-- Begin Input --

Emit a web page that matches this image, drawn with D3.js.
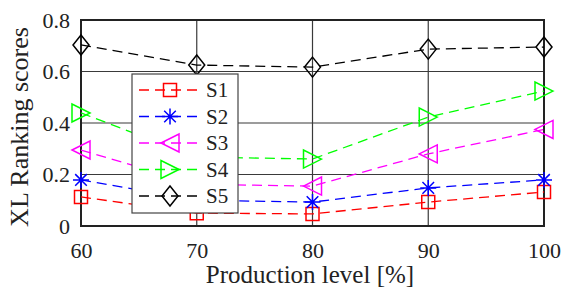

-- End Input --
-- Begin Input --

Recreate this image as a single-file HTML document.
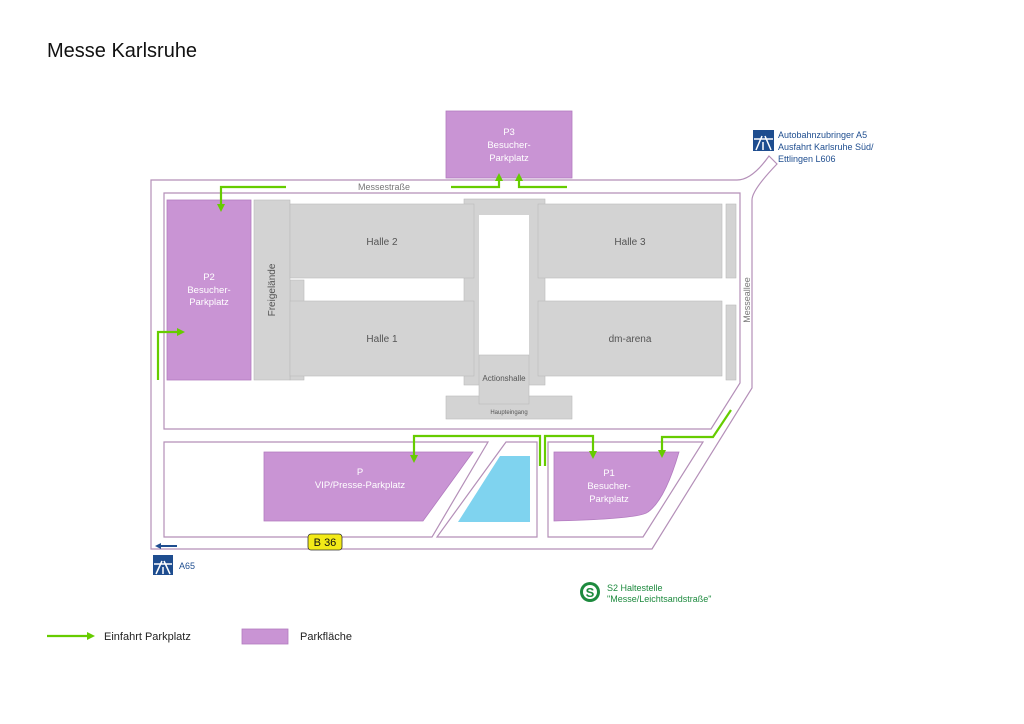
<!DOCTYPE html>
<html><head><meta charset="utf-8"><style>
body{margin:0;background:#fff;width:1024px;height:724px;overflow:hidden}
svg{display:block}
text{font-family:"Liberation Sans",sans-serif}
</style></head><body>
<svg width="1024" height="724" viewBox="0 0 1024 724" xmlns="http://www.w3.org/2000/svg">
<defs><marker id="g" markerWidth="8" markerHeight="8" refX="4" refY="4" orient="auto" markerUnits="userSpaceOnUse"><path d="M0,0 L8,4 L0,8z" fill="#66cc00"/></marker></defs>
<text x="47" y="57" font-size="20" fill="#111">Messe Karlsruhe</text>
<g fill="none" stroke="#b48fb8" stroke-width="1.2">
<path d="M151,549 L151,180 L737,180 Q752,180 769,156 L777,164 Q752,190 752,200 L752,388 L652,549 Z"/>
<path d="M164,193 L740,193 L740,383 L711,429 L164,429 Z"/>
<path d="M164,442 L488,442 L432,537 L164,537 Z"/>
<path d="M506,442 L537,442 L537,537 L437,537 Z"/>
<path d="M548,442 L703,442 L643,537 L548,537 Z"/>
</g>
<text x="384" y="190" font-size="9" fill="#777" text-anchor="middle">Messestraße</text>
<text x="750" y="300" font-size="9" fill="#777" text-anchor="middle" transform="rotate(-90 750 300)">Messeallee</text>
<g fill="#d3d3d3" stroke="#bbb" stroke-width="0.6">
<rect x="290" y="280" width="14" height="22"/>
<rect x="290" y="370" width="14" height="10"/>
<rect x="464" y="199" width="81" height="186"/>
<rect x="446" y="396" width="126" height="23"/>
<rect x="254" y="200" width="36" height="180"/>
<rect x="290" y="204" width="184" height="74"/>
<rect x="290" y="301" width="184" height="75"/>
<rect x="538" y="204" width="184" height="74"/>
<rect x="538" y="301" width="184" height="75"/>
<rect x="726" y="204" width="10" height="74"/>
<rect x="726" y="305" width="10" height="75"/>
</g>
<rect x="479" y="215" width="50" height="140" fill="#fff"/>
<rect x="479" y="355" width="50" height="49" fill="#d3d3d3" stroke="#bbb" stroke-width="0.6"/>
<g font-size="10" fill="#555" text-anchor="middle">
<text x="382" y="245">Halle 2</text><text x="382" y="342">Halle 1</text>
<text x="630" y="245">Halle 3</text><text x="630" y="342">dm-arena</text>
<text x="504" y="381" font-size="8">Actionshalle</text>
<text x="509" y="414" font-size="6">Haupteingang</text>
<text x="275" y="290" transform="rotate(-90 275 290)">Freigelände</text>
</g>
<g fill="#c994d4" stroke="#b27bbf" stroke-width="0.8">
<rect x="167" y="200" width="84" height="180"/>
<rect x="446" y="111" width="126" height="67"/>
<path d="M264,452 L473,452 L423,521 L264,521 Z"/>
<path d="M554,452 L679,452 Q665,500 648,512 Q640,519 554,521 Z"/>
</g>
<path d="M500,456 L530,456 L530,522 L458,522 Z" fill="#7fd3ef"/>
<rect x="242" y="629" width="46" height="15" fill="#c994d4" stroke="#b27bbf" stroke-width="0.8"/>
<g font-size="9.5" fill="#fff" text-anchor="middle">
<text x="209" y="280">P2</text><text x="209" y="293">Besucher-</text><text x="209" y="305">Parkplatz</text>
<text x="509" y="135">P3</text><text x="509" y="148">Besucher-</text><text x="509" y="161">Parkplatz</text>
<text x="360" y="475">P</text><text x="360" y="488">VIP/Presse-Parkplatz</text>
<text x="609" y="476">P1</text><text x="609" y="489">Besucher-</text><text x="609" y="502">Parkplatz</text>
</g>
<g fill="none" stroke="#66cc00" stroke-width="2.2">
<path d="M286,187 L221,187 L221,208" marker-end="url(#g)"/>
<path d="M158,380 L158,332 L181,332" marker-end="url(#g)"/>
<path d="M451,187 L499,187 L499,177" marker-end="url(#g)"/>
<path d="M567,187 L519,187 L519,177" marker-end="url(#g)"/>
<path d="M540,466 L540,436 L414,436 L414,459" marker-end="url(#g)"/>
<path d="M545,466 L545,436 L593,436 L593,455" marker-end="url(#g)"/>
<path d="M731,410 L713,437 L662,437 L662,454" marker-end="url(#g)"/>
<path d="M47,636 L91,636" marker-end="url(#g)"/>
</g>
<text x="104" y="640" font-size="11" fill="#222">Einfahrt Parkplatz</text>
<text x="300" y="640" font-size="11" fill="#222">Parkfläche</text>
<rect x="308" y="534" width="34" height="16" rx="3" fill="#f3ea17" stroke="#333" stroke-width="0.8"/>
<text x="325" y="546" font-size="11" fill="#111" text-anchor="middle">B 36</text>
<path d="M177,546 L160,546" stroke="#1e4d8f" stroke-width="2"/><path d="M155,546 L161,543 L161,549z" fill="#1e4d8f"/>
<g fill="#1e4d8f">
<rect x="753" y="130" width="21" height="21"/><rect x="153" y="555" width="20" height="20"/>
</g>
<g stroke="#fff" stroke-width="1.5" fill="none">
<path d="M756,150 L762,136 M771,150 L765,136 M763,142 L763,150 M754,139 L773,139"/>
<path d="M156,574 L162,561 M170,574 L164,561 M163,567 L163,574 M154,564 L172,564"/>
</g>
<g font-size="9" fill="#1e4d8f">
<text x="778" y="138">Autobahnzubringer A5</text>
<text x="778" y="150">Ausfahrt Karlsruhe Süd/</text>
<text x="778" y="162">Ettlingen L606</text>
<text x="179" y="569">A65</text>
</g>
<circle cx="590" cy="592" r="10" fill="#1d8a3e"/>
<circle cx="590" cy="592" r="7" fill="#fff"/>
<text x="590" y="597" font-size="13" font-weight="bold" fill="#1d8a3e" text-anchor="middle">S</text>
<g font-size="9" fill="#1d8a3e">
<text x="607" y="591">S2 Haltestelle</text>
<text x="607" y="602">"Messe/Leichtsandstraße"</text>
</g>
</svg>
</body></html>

-- End Input --
-- Begin Input --

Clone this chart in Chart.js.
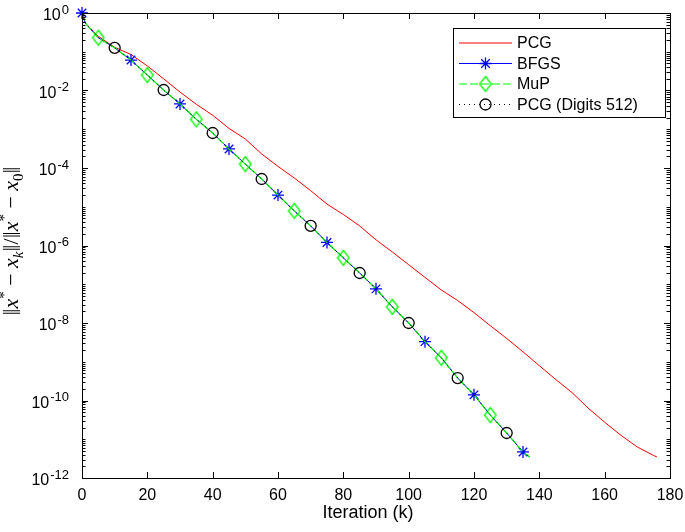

-- End Input --

## Problem statement
Working from the listing above, pick out every line that has "this" and copy it.

## Written answer
Emit a web page that matches this image, drawn with D3.js.
Recreate this image as a single-file HTML document.
Clone this chart in Chart.js.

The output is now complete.